Product Hunt yearly LeaderBoard to Google Sheet

I’m trying to scrape the Product Hunt yearly leaderboard and save the data to Google Sheets. 2023 | Product Hunt

My current flow uses Browser Extension Input but keeps timing out. Here’s my flow link: https://www.gumloop.com/pipeline?run_id=2oCFiGm5Wgxt6N3YBNp46B&workbook_id=tizj2qn9JMdg5k3jM4usks

I need help to build a flow:

  1. either with the Browser Extension approach or with Website Scraper
  2. Ensuring proper connection to Extract Data node
  3. Maintaining the current Google Sheets output format

Would appreciate any guidance on getting this flow working; or if you have a flow that is already working, please link below.
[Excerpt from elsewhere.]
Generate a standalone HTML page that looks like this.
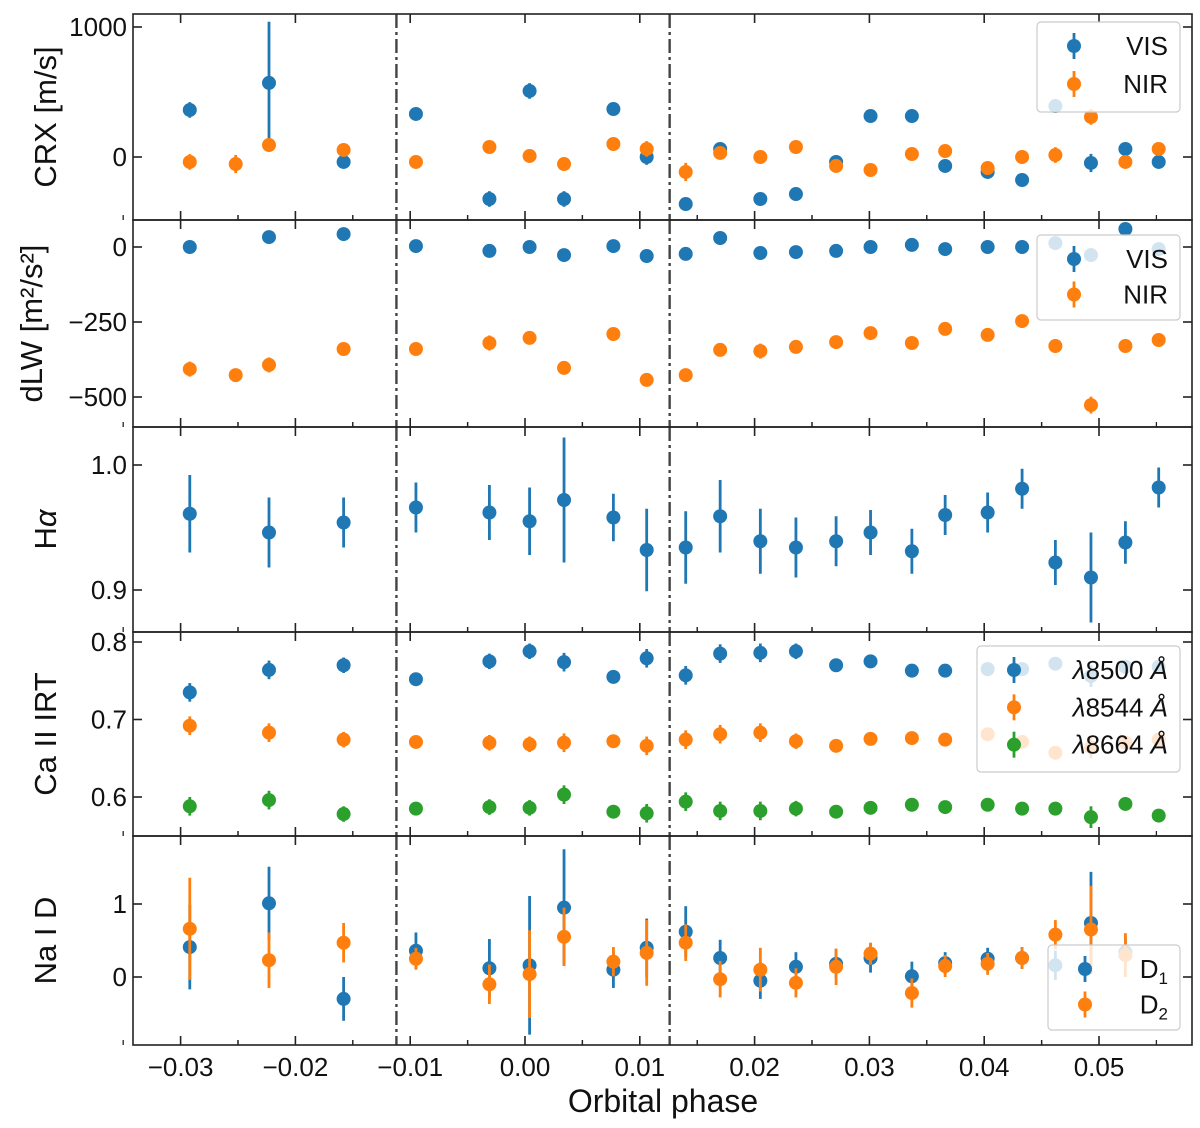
<!DOCTYPE html>
<html><head><meta charset="utf-8">
<style>
body{margin:0;background:#fff;}
svg{display:block;font-family:"Liberation Sans","DejaVu Sans",sans-serif;}
</style></head>
<body>
<svg id="chart" width="1200" height="1128" viewBox="0 0 1200 1128"></svg>
<script>
const phases=[-0.0292,-0.0252,-0.0223,-0.0158,-0.0095,-0.0031,0.0004,0.0034,0.0077,0.0106,0.0140,0.0170,0.0205,0.0236,0.0271,0.0301,0.0337,0.0366,0.0403,0.0433,0.0462,0.0493,0.0523,0.0552];
const crxVis=[362,null,570,-38,331,-323,508,-323,369,0,-362,62,-323,-285,-38,315,315,-69,-115,-177,392,-46,62,-38];
const crxVisErr=[60,null,470,40,40,60,60,60,40,60,50,40,40,40,40,40,40,40,50,40,40,70,40,40];
const crxNir=[-38,-54,92,54,-38,77,8,-54,100,62,-115,31,0,77,-69,-100,23,46,-85,0,15,308,-38,62];
const crxNirErr=[60,70,40,40,50,40,40,40,40,60,70,40,40,40,40,40,40,40,40,40,60,60,40,40];
const dlwVis=[0,null,33,43,3,-13,0,-27,3,-30,-23,30,-20,-17,-13,0,7,-7,0,0,13,-27,60,-7];
const dlwNir=[-407,-427,-393,-340,-340,-320,-303,-403,-290,-443,-427,-343,-347,-333,-317,-287,-320,-273,-293,-247,-330,-527,-330,-310];
const dlwNirErr=[25,20,25,20,20,25,20,20,20,20,20,20,25,20,20,15,18,18,18,22,15,28,18,18];
const ha=[0.961,null,0.946,0.954,0.966,0.962,0.955,0.972,0.958,0.932,0.934,0.959,0.939,0.934,0.939,0.946,0.931,0.960,0.962,0.981,0.922,0.910,0.938,0.982];
const haErr=[0.031,null,0.028,0.02,0.02,0.022,0.027,0.05,0.019,0.033,0.029,0.029,0.026,0.024,0.02,0.018,0.018,0.016,0.016,0.016,0.018,0.036,0.017,0.016];
const ca8500=[0.735,null,0.764,0.770,0.752,0.775,0.788,0.774,0.755,0.779,0.757,0.785,0.786,0.788,0.770,0.775,0.763,0.763,0.765,0.765,0.772,0.756,0.768,0.768];
const ca8544=[0.692,null,0.683,0.674,0.671,0.670,0.668,0.670,0.672,0.666,0.674,0.681,0.683,0.672,0.666,0.675,0.676,0.674,0.681,0.671,0.657,0.664,0.670,0.674];
const ca8664=[0.588,null,0.596,0.578,0.585,0.587,0.586,0.603,0.581,0.579,0.594,0.582,0.582,0.585,0.581,0.586,0.590,0.587,0.590,0.585,0.585,0.574,0.591,0.576];
const caErr=[0.012,null,0.012,0.01,0.008,0.01,0.01,0.012,0.008,0.012,0.012,0.012,0.012,0.01,0.008,0.008,0.008,0.008,0.008,0.008,0.008,0.014,0.008,0.008];
const d1=[0.41,null,1.01,-0.30,0.36,0.12,0.16,0.95,0.10,0.40,0.62,0.26,-0.05,0.14,0.18,0.26,0.01,0.19,0.25,0.26,0.16,0.74,0.34,null];
const d1Err=[0.58,null,0.5,0.3,0.25,0.4,0.95,0.8,0.25,0.4,0.35,0.25,0.25,0.2,0.2,0.2,0.2,0.15,0.15,0.15,0.2,0.7,0.2,null];
const d2=[0.66,null,0.23,0.47,0.25,-0.10,0.04,0.55,0.21,0.33,0.47,-0.03,0.10,-0.08,0.14,0.32,-0.22,0.15,0.18,0.26,0.58,0.65,0.30,null];
const d2Err=[0.7,null,0.38,0.27,0.15,0.27,0.6,0.4,0.2,0.45,0.25,0.25,0.3,0.2,0.25,0.15,0.2,0.15,0.15,0.15,0.2,0.6,0.3,null];
const xTicks=[-0.03,-0.02,-0.01,0.00,0.01,0.02,0.03,0.04,0.05];
const xTickLabels=["\u22120.03","\u22120.02","\u22120.01","0.00","0.01","0.02","0.03","0.04","0.05"];
const transitLines=[-0.0112,0.0126];

const svg=document.getElementById('chart');
const NS='http://www.w3.org/2000/svg';
const L=133,R=1192;
const x=p=>525+p*11480;
function el(t,a,parent){const e=document.createElementNS(NS,t);for(const k in a)e.setAttribute(k,a[k]);(parent||svg).appendChild(e);return e;}
const C={b:'#1f77b4',o:'#ff7f0e',g:'#2ca02c'};

const panels=[
 {name:'crx',top:14,bot:220,y0:157,k:0.13,ref:0,ticks:[0,1000],labels:['0','1000'],ylab:'CRX [m/s]',
  series:[[crxVis,crxVisErr,C.b,'vis'],[crxNir,crxNirErr,C.o,'nir']]},
 {name:'dlw',top:220,bot:427,y0:247,k:0.3,ref:0,ticks:[0,-250,-500],labels:['0','\u2212250','\u2212500'],ylab:'dLW [m\u00b2/s\u00b2]',
  series:[[dlwVis,dlwVis.map(v=>v==null?null:8),C.b,'vis'],[dlwNir,dlwNirErr,C.o,'nir']]},
 {name:'halpha',top:427,bot:632,y0:465,k:1250,ref:1.0,ticks:[1.0,0.9],labels:['1.0','0.9'],ylab:'H<tspan font-style="italic">α</tspan>',
  series:[[ha,haErr,C.b,'halpha']]},
 {name:'caii',top:632,bot:836,y0:642,k:775,ref:0.8,ticks:[0.8,0.7,0.6],labels:['0.8','0.7','0.6'],ylab:'Ca II IRT',
  series:[[ca8500,caErr,C.b,'8500'],[ca8544,caErr,C.o,'8544'],[ca8664,caErr,C.g,'8664']]},
 {name:'nai',top:836,bot:1045,y0:977,k:73,ref:0,ticks:[1,0],labels:['1','0'],ylab:'Na I D',
  series:[[d1,d1Err,C.b,'d1'],[d2,d2Err,C.o,'d2']]}
];

panels.forEach(P=>{
 const g=el('g',{});
 
 
 const y=v=>P.y0-(v-P.ref)*P.k;
 transitLines.forEach(t=>{const ln=el('line',{x1:x(t),x2:x(t),y1:P.top,y2:P.bot,stroke:'#444','stroke-width':2.4,'stroke-dasharray':'14,4,3,4'},g);
  });
 P.series.forEach(([vals,errs,col,nm])=>{
  vals.forEach((v,i)=>{
   if(v==null)return;
   const cx=x(phases[i]),cy=y(v),e=errs[i]*P.k;
   const m=el('g',{},g);
   
   
   el('line',{x1:cx,x2:cx,y1:cy-e,y2:cy+e,stroke:col,'stroke-width':2.8},m);
   el('circle',{cx:cx,cy:cy,r:7,fill:col},m);
  });
 });
 el('rect',{x:L,y:P.top,width:R-L,height:P.bot-P.top,fill:'none',stroke:'#222','stroke-width':1.6},g);
 P.ticks.forEach((t,i)=>{const ty=y(t);
  el('line',{x1:L,x2:L+9,y1:ty,y2:ty,stroke:'#222','stroke-width':1.6},g);
  el('line',{x1:R-9,x2:R,y1:ty,y2:ty,stroke:'#222','stroke-width':1.6},g);
  const tl=el('text',{x:L-6,y:ty+9,'text-anchor':'end','font-size':26,fill:'#111'},g);tl.textContent=P.labels[i];
  });
 xTicks.forEach(t=>{const tx=x(t);
  el('line',{x1:tx,x2:tx,y1:P.bot-9,y2:P.bot,stroke:'#222','stroke-width':1.6},g);
  el('line',{x1:tx,x2:tx,y1:P.top,y2:P.top+9,stroke:'#222','stroke-width':1.6},g);
  el('line',{x1:tx+57.4,x2:tx+57.4,y1:P.bot-5,y2:P.bot,stroke:'#222','stroke-width':1.3},g);
  el('line',{x1:tx-57.4,x2:tx-57.4,y1:P.bot-5,y2:P.bot,stroke:'#222','stroke-width':1.3},g);});
 const my=(P.top+P.bot)/2;
 const yl=el('text',{x:0,y:0,transform:`translate(${P.name==='dlw'?42:56},${my}) rotate(-90)`,'text-anchor':'middle','font-size':31,fill:'#111'},g);
 yl.innerHTML=P.ylab;
 
});

xTicks.forEach((t,i)=>{const tl=el('text',{x:x(t),y:1076,'text-anchor':'middle','font-size':26,fill:'#111'});tl.textContent=xTickLabels[i];
 });
const xl=el('text',{x:663,y:1112,'text-anchor':'middle','font-size':32,fill:'#111'});xl.textContent='Orbital phase';


function legend(name,bx,by,w,h,items){
 const g=el('g',{});
 
 
 el('rect',{x:bx,y:by,width:w,height:h,rx:4,fill:'#fff','fill-opacity':0.8,stroke:'#ccc','stroke-width':1.2},g);
 items.forEach((it,i)=>{const cy=by+24+i*(h-14)/items.length;const mx=bx+37;
  const e=el('g',{},g);
  
  
  el('line',{x1:mx,x2:mx,y1:cy-13,y2:cy+13,stroke:it[0],'stroke-width':2.8},e);
  el('circle',{cx:mx,cy:cy,r:7,fill:it[0]},e);
  const t=el('text',{x:bx+w-12,y:cy+9,'text-anchor':'end','font-size':26,fill:'#111'},e);t.innerHTML=it[1];});
}
legend('crx-legend',1037,22,143,90,[[C.b,'VIS'],[C.o,'NIR']]);
legend('dlw-legend',1037,235,143,85,[[C.b,'VIS'],[C.o,'NIR']]);
legend('caii-legend',977,646,203,126,[[C.b,'<tspan font-style="italic">λ</tspan>8500 <tspan font-style="italic">Å</tspan>'],[C.o,'<tspan font-style="italic">λ</tspan>8544 <tspan font-style="italic">Å</tspan>'],[C.g,'<tspan font-style="italic">λ</tspan>8664 <tspan font-style="italic">Å</tspan>']]);
legend('nai-legend',1048,945,132,85,[[C.b,'D<tspan font-size="17" dy="6">1</tspan>'],[C.o,'D<tspan font-size="17" dy="6">2</tspan>']]);
</script>
</body></html>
Hey, have you tried using the “Website Scraper” node with “advanced” mode toggled? Should be more reliable than the Browser Extension approach (for publicly available websites) to get the content in the first place. You can then connect this output to the “Extract Data node”

Hi @Arslan - thanks for taking the time to respond.
Yes. tried; didnt work for some reason; Scaraper → Data Extract note → spreadsheet; but output was blank.

Hey @learngumloop, no worries, will try to look into this now. I’m new to the flow building as well, so might take some time, but Gumloop is a powerful tool so shouldn’t be too hard. Will update as soon as I have something working

1 Like

@learngumloop this is working on my end: https://www.gumloop.com/pipeline?workbook_id=3P7BHKkbj3YFJ3SNx6Bbie

1 Like

@Arslan - Thank you. Its working, however, it seems its limiting to 18-20 rows max; what can we do to simulate the functionality of Page Down or Show More and extract the full list ? ( not just the top 10 or 20 ) ?

That’s strange @learngumloop, I was able to extract 68 entries with this flow, might be due to the model not being deterministic? How many do you need?

@Arslan - I am just learning GumLoop tool; so want to simulate the entire page load of ProductHunt till the end of the list; as PH is a good example directory listing. ( I am aiming to learn the extraction methods here - from completeness perspective - so the job finishes with full intended dataset )

hope that explains my learning objective!

gotcha @learngumloop I’m trying to scroll down manually but it seems almost like an infinite (or very very large) load, so not sure if you’d be able to get all the listings here just due to the sheer size of the page and scrolling required. Even if you were to use actions, it would probably time out due to the time it takes to scroll until “the end”

i believe it’s all the launches for that year on that page if you keep scrolling (40,000+ launches). That would probably time out any agent/web scraper

1 Like

@Arslan - I was trying to compare this feature with other tools like RoboMotion or RTILA - which have a NextPage or LoadMore ButtonClick function, along with a wait clock; however those tools are quite hard to work with so was just hoping gumloop would of some help here.

That said, I consider the original help request to be Solved for sure. Thanks for the collaboration.

This topic was automatically closed 60 minutes after the last reply. New replies are no longer allowed.